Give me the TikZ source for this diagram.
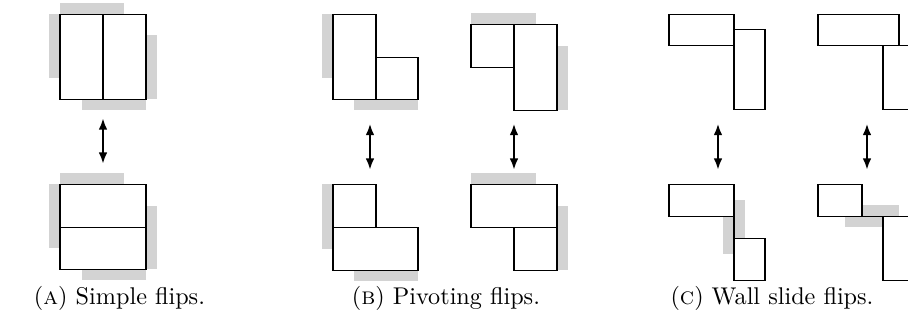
\documentclass[tikz,border=0pt]{standalone}
\usetikzlibrary{arrows.meta}
\definecolor{wallshade}{RGB}{211,211,211}
\tikzset{
  room/.style={draw=black, fill=white, line width=0.42pt},
  wallshadow/.style={draw=wallshade, line width=8.7pt, line cap=butt},
  wallline/.style={draw=black, line width=0.42pt},
  fliparrow/.style={{Latex[length=4.8pt,width=3.6pt]}-{Latex[length=4.8pt,width=3.6pt]}, line width=1.05pt},
  caption/.style={anchor=base, inner sep=0pt, font=\normalsize}
}
\begin{document}
\begin{tikzpicture}[x=0.413pt,y=-0.413pt]
\useasboundingbox (0,0) rectangle (908,328);
\begin{scope}
\clip (0,0) rectangle (908,328);

% ---------- (a) simple flips ----------
% upper state: two tall rooms
\draw[wallshadow] (60,14) -- (124,14);
\draw[wallshadow] (60,14) -- (60,78);
\draw[wallshadow] (146,99) -- (146,35);
\draw[wallshadow] (146,99) -- (82,99);
\draw[room] (60,14) rectangle (103,99);
\draw[room] (103,14) rectangle (146,99);
% lower state: two wide rooms
\draw[wallshadow] (60,184) -- (124,184);
\draw[wallshadow] (60,184) -- (60,248);
\draw[wallshadow] (146,269) -- (146,206);
\draw[wallshadow] (146,269) -- (82,269);
\draw[room] (60,184) rectangle (146,227);
\draw[room] (60,227) rectangle (146,269);
\coordinate (a1) at (103,118);
\coordinate (a2) at (103,164);
\draw[fliparrow] (a1) -- (a2);

% ---------- (b) pivoting flips ----------
% left pair
\draw[wallshadow] (333,14) -- (333,78);
\draw[wallshadow] (418,99) -- (354,99);
\draw[room] (333,14) rectangle (376,99);
\draw[room] (376,57) rectangle (418,99);
\draw[wallshadow] (333,184) -- (333,249);
\draw[wallshadow] (418,270) -- (354,270);
\draw[room] (333,184) rectangle (376,227);
\draw[room] (333,227) rectangle (418,270);
\coordinate (b1) at (370,123.5);
\coordinate (b2) at (370,170);
\draw[fliparrow] (b1) -- (b2);
% right pair
\draw[wallshadow] (471,24) -- (536,24);
\draw[wallshadow] (557,110) -- (557,46);
\draw[room] (471,24) rectangle (514,67);
\draw[room] (514,24) rectangle (557,110);
\draw[wallshadow] (471,184) -- (536,184);
\draw[wallshadow] (557,270) -- (557,206);
\draw[room] (471,184) rectangle (557,227);
\draw[room] (514,227) rectangle (557,270);
\coordinate (b3) at (514,123.5);
\coordinate (b4) at (514,170);
\draw[fliparrow] (b3) -- (b4);

% ---------- (c) wall slide flips ----------
% left pair
\draw[room] (669,14) rectangle (734,45);
\draw[room] (734,29) rectangle (765,109);
\draw[wallshadow] (734,200) -- (734,254);
\draw[room] (669,184) rectangle (734,216);
\draw[room] (734,238) rectangle (765,280);
\draw[wallline] (734,216) -- (734,238);
\coordinate (c1) at (718,123.5);
\coordinate (c2) at (718,170);
\draw[fliparrow] (c1) -- (c2);
% right pair
\draw[room] (818,14) rectangle (899,45);
\draw[room] (883,45) rectangle (915,109);
\draw[wallshadow] (845,216) -- (899,216);
\draw[room] (818,184) rectangle (862,216);
\draw[room] (883,216) rectangle (915,280);
\draw[wallline] (862,216) -- (883,216);
\coordinate (c3) at (867,123.5);
\coordinate (c4) at (867,170);
\draw[fliparrow] (c3) -- (c4);
\end{scope}

% ---------- captions ----------
\node[caption] (capa) at (119.5,304) {(\textsc{a}) Simple flips.};
\node[caption] (capb) at (446,304) {(\textsc{b}) Pivoting flips.};
\node[caption] (capc) at (772,304) {(\textsc{c}) Wall slide flips.};
\end{tikzpicture}
\end{document}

:::

TASK INSTRUCTIONS
Quote the data above in full and without alteration; skip the pictures.

ANSWER FOR THE TASK
Give me the TikZ source for this diagram.
\documentclass[tikz,border=0pt]{standalone}
\usetikzlibrary{arrows.meta}
\definecolor{wallshade}{RGB}{211,211,211}
\tikzset{
  room/.style={draw=black, fill=white, line width=0.42pt},
  wallshadow/.style={draw=wallshade, line width=8.7pt, line cap=butt},
  wallline/.style={draw=black, line width=0.42pt},
  fliparrow/.style={{Latex[length=4.8pt,width=3.6pt]}-{Latex[length=4.8pt,width=3.6pt]}, line width=1.05pt},
  caption/.style={anchor=base, inner sep=0pt, font=\normalsize}
}
\begin{document}
\begin{tikzpicture}[x=0.413pt,y=-0.413pt]
\useasboundingbox (0,0) rectangle (908,328);
\begin{scope}
\clip (0,0) rectangle (908,328);

% ---------- (a) simple flips ----------
% upper state: two tall rooms
\draw[wallshadow] (60,14) -- (124,14);
\draw[wallshadow] (60,14) -- (60,78);
\draw[wallshadow] (146,99) -- (146,35);
\draw[wallshadow] (146,99) -- (82,99);
\draw[room] (60,14) rectangle (103,99);
\draw[room] (103,14) rectangle (146,99);
% lower state: two wide rooms
\draw[wallshadow] (60,184) -- (124,184);
\draw[wallshadow] (60,184) -- (60,248);
\draw[wallshadow] (146,269) -- (146,206);
\draw[wallshadow] (146,269) -- (82,269);
\draw[room] (60,184) rectangle (146,227);
\draw[room] (60,227) rectangle (146,269);
\coordinate (a1) at (103,118);
\coordinate (a2) at (103,164);
\draw[fliparrow] (a1) -- (a2);

% ---------- (b) pivoting flips ----------
% left pair
\draw[wallshadow] (333,14) -- (333,78);
\draw[wallshadow] (418,99) -- (354,99);
\draw[room] (333,14) rectangle (376,99);
\draw[room] (376,57) rectangle (418,99);
\draw[wallshadow] (333,184) -- (333,249);
\draw[wallshadow] (418,270) -- (354,270);
\draw[room] (333,184) rectangle (376,227);
\draw[room] (333,227) rectangle (418,270);
\coordinate (b1) at (370,123.5);
\coordinate (b2) at (370,170);
\draw[fliparrow] (b1) -- (b2);
% right pair
\draw[wallshadow] (471,24) -- (536,24);
\draw[wallshadow] (557,110) -- (557,46);
\draw[room] (471,24) rectangle (514,67);
\draw[room] (514,24) rectangle (557,110);
\draw[wallshadow] (471,184) -- (536,184);
\draw[wallshadow] (557,270) -- (557,206);
\draw[room] (471,184) rectangle (557,227);
\draw[room] (514,227) rectangle (557,270);
\coordinate (b3) at (514,123.5);
\coordinate (b4) at (514,170);
\draw[fliparrow] (b3) -- (b4);

% ---------- (c) wall slide flips ----------
% left pair
\draw[room] (669,14) rectangle (734,45);
\draw[room] (734,29) rectangle (765,109);
\draw[wallshadow] (734,200) -- (734,254);
\draw[room] (669,184) rectangle (734,216);
\draw[room] (734,238) rectangle (765,280);
\draw[wallline] (734,216) -- (734,238);
\coordinate (c1) at (718,123.5);
\coordinate (c2) at (718,170);
\draw[fliparrow] (c1) -- (c2);
% right pair
\draw[room] (818,14) rectangle (899,45);
\draw[room] (883,45) rectangle (915,109);
\draw[wallshadow] (845,216) -- (899,216);
\draw[room] (818,184) rectangle (862,216);
\draw[room] (883,216) rectangle (915,280);
\draw[wallline] (862,216) -- (883,216);
\coordinate (c3) at (867,123.5);
\coordinate (c4) at (867,170);
\draw[fliparrow] (c3) -- (c4);
\end{scope}

% ---------- captions ----------
\node[caption] (capa) at (119.5,304) {(\textsc{a}) Simple flips.};
\node[caption] (capb) at (446,304) {(\textsc{b}) Pivoting flips.};
\node[caption] (capc) at (772,304) {(\textsc{c}) Wall slide flips.};
\end{tikzpicture}
\end{document}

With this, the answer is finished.